Вон дергач, в густом тростнике перебегая с места на место, страстно зовет к себе свою подругу, вон и кукушка, и перепел поют любовь, и цветы по ветру пересылают свою душистую пыль друг к другу.
И я молода, и хороша, и сильна, — говорило ржанье шалуньи, — а мне не дано было до сих пор испытать сладость этого чувства, не только не дано испытать, но ни один любовник, ни один еще не видел меня.
И многозначащее ржанье грустно и молодо отозвалось низом и полем и издалека донеслось до чалой лошадки. Она подняла уши и остановилась. Она была очарована серебряным звуком далекого ржанья и заржала тоже. Пахавший мужик рассердился, дернул ее вожжами и так ударил лаптем по брюху, что она не успела докончить своего ржанья и пошла дальше. Но чалой лошадке стало сладко и грустно, и из далеких ржей долго еще долетали до табуна звуки начатого страстного ржанья и сердитого голоса мужика.

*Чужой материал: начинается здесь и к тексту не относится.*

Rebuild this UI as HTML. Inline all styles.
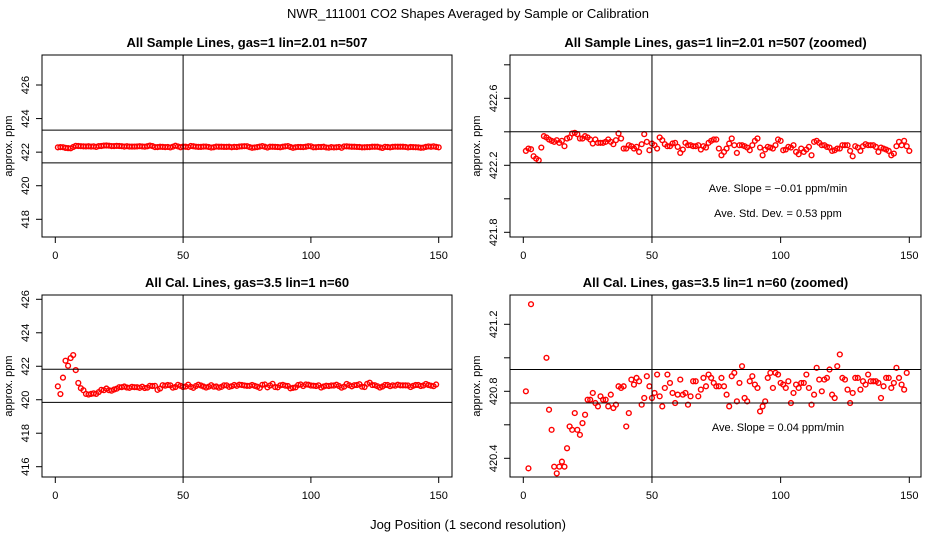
<!DOCTYPE html>
<html><head><meta charset="utf-8"><style>
body{margin:0;background:#fff;}
svg{display:block;font-family:"Liberation Sans",sans-serif;}
</style></head><body>
<svg id="chart" width="936" height="540" viewBox="0 0 936 540">
<rect width="936" height="540" fill="#fff"/>
<text x="468" y="18" text-anchor="middle" font-size="13">NWR_111001  CO2 Shapes Averaged by Sample or Calibration</text>
<text x="468" y="529" text-anchor="middle" font-size="13">Jog Position (1 second resolution)</text>
</svg>
<script>
const sampleValues=[422.286,422.300,422.296,422.254,422.240,422.230,422.306,422.374,422.366,422.354,
422.346,422.340,422.350,422.334,422.346,422.314,422.360,422.366,422.390,422.394,
422.386,422.360,422.360,422.374,422.366,422.354,422.330,422.354,422.334,422.334,
422.334,422.340,422.354,422.340,422.326,422.350,422.390,422.360,422.300,422.300,
422.320,422.314,422.300,422.310,422.280,422.326,422.386,422.340,422.290,422.330,
422.320,422.300,422.366,422.350,422.326,422.314,422.314,422.330,422.334,422.310,
422.274,422.294,422.334,422.320,422.320,422.314,422.314,422.320,422.294,422.314,
422.306,422.334,422.346,422.354,422.354,422.300,422.260,422.280,422.300,422.330,
422.360,422.320,422.274,422.320,422.320,422.314,422.306,422.290,422.320,422.346,
422.360,422.306,422.260,422.294,422.310,422.306,422.300,422.320,422.354,422.346,
422.290,422.294,422.310,422.306,422.320,422.280,422.266,422.300,422.280,422.294,
422.310,422.260,422.340,422.346,422.334,422.320,422.320,422.310,422.306,422.286,
422.290,422.300,422.300,422.320,422.320,422.320,422.286,422.254,422.314,422.306,
422.286,422.314,422.326,422.320,422.320,422.320,422.310,422.280,422.306,422.300,
422.294,422.286,422.260,422.270,422.314,422.340,422.320,422.346,422.314,422.286];
const calValues=[420.80,420.34,421.32,422.33,422.03,422.49,422.67,421.77,421.00,420.69,420.57,
420.35,420.31,420.35,420.38,420.35,420.46,420.59,420.57,420.67,420.57,
420.54,420.61,420.66,420.75,420.75,420.79,420.73,420.71,420.77,420.75,
420.75,420.71,420.78,420.70,420.72,420.83,420.82,420.83,420.59,420.67,
420.87,420.84,420.88,420.86,420.72,420.76,420.89,420.83,420.76,420.79,
420.90,420.77,420.71,420.82,420.90,420.85,420.79,420.73,420.78,420.87,
420.78,420.79,420.72,420.77,420.86,420.86,420.77,420.81,420.88,420.83,
420.90,420.88,420.85,420.83,420.83,420.88,420.83,420.78,420.71,420.89,
420.91,420.74,420.85,420.95,420.76,420.74,420.86,420.89,420.84,420.82,
420.68,420.71,420.74,420.88,420.91,420.82,420.91,420.90,420.85,420.84,
420.82,420.86,420.73,420.79,420.84,420.82,420.85,420.85,420.90,420.82,
420.72,420.78,420.94,420.87,420.80,420.87,420.88,420.93,420.78,420.76,
420.95,421.02,420.88,420.87,420.81,420.73,420.79,420.88,420.88,420.81,
420.86,420.84,420.90,420.86,420.86,420.86,420.85,420.76,420.83,420.88,
420.88,420.82,420.85,420.94,420.88,420.84,420.81,420.91];
const xTicks=[0,50,100,150];
const ticksTL=[418,420,422,424,426];
const labelsTL=["418","420","422","424","426"];
const ticksTR=[421.8,422.0,422.2,422.4,422.6,422.8];
const labelsTR=["421.8","","422.2","","422.6",""];
const ticksBL=[416,418,420,422,424,426];
const labelsBL=["416","418","420","422","424","426"];
const ticksBR=[420.4,420.6,420.8,421.0,421.2];
const labelsBR=["420.4","","420.8","","421.2"];
const refTL=[423.31,421.36], refTR=[422.4,422.215], refBL=[421.82,419.84], refBR=[420.93,420.73];

const svg=document.getElementById('chart');
const NS='http://www.w3.org/2000/svg';
function mk(tag,attrs,parent){const e=document.createElementNS(NS,tag);for(const k in attrs)e.setAttribute(k,attrs[k]);(parent||svg).appendChild(e);return e;}

function panel(p){
  const g=mk('g',{});
  
  
  const sx=v=>p.x0+(v-0)*(p.x150-p.x0)/150;
  const sy=v=>p.yA+(v-p.vA)*(p.yB-p.yA)/(p.vB-p.vA);
  const t=mk('text',{x:(p.L+p.R)/2,y:p.T-8,'text-anchor':'middle','font-size':13,'font-weight':'bold'},g);
  t.textContent=p.title;
  
  
  const cid='clip'+p.id;
  const cp=mk('clipPath',{id:cid},g);mk('rect',{x:p.L,y:p.T,width:p.R-p.L,height:p.B-p.T},cp);
  const pts=mk('g',{'clip-path':'url(#'+cid+')'},g);
  
  
  p.data.forEach((v,i)=>{
    const c=mk('circle',{cx:sx(p.xs(i)),cy:sy(v),r:2.4,fill:'none',stroke:'#f00','stroke-width':1.4},pts);
    
    
  });
  const vl=mk('line',{x1:sx(50),x2:sx(50),y1:p.T,y2:p.B,stroke:'#000','stroke-width':1},g);
  
  
  p.refs.forEach(r=>{
    const l=mk('line',{x1:p.L,x2:p.R,y1:sy(r),y2:sy(r),stroke:'#000','stroke-width':1},g);
    
    
  });
  const box=mk('rect',{x:p.L,y:p.T,width:p.R-p.L,height:p.B-p.T,fill:'none',stroke:'#000','stroke-width':1},g);
  
  
  xTicks.forEach(v=>{
    mk('line',{x1:sx(v),x2:sx(v),y1:p.B,y2:p.B+6,stroke:'#000'},g);
    const tl=mk('text',{x:sx(v),y:p.B+22,'text-anchor':'middle','font-size':11},g);
    tl.textContent=v;
    
    
  });
  p.ticks.forEach((v,i)=>{
    const y=sy(v);
    mk('line',{x1:p.L-6,x2:p.L,y1:y,y2:y,stroke:'#000'},g);
    if(p.labels[i]){
      const tl=mk('text',{x:p.L-13,y:y,'text-anchor':'middle','font-size':11,transform:'rotate(-90 '+(p.L-13)+' '+y+')',dy:'0'},g);
      tl.textContent=p.labels[i];
      
      
    }
  });
  const yl=mk('text',{x:p.L-30,y:(p.T+p.B)/2,'text-anchor':'middle','font-size':11,transform:'rotate(-90 '+(p.L-30)+' '+((p.T+p.B)/2)+')'},g);
  yl.textContent='approx. ppm';
  
  
  (p.notes||[]).forEach(n=>{
    const tx=mk('text',{x:n.x,y:n.y,'text-anchor':'middle','font-size':11},g);
    tx.textContent=n.t;
    
    
  });
}
const idx1=i=>i+1;
const idxCal=i=>i<11?i+1:12+(i-11)*138/138;
panel({id:1,name:'panel-sample-full',title:'All Sample Lines, gas=1 lin=2.01 n=507',L:42,R:452,T:55,B:237,x0:55.3,x150:438.7,yA:85,vA:426,yB:219.3,vB:418,data:sampleValues,xs:idx1,ticks:ticksTL,labels:labelsTL,refs:refTL});
panel({id:2,name:'panel-sample-zoomed',title:'All Sample Lines, gas=1 lin=2.01 n=507 (zoomed)',L:510,R:921,T:55,B:237,x0:523.3,x150:909.3,yA:98.3,vA:422.6,yB:232.3,vB:421.8,data:sampleValues,xs:idx1,ticks:ticksTR,labels:labelsTR,refs:refTR,
  notes:[{x:778,y:192,t:'Ave. Slope =  \u22120.01  ppm/min'},{x:778,y:217,t:'Ave. Std. Dev. =  0.53  ppm'}]});
panel({id:3,name:'panel-cal-full',title:'All Cal. Lines, gas=3.5 lin=1 n=60',L:42,R:452,T:295,B:477,x0:55.3,x150:438.7,yA:299.3,vA:426,yB:466.7,vB:416,data:calValues,xs:idxCal,ticks:ticksBL,labels:labelsBL,refs:refBL});
panel({id:4,name:'panel-cal-zoomed',title:'All Cal. Lines, gas=3.5 lin=1 n=60 (zoomed)',L:510,R:921,T:295,B:477,x0:523.3,x150:909.3,yA:324.3,vA:421.2,yB:458.3,vB:420.4,data:calValues,xs:idxCal,ticks:ticksBR,labels:labelsBR,refs:refBR,
  notes:[{x:778,y:431,t:'Ave. Slope =  0.04  ppm/min'}]});
</script>
</body></html>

Ежели от одного звука этого голоса чалая лошадка могла так ошалеть, что было бы с ней, если бы она видела всю красавицу-шалунью, как она, навострив уши, растопырив ноздри и куда-то порываясь и дрожа всем своим молодым и красивым телом, звала ее».
Так именно, «куда-то порываясь и дрожа молодыми, красивыми телами», зовут к себе друг друга люди-жеребцы и люди-кобылы в зверином воображении нынешних жизнеописателей. Но для Толстого любовь человека — нечто неизмеримо высшее, чем такая кобылиная любовь. И при напоминающем свете этой высшей любви «прекрасный и свободный зверь» в человеке, как мы это видели на Нехлюдове, принимает у Толстого формы грязного, поганого гада.
Отлетает от любви очарование, исчезает живая глубина; радостная, таинственная жизнь оголяется, становится мелкой, поверхностной и странно-упрощенной.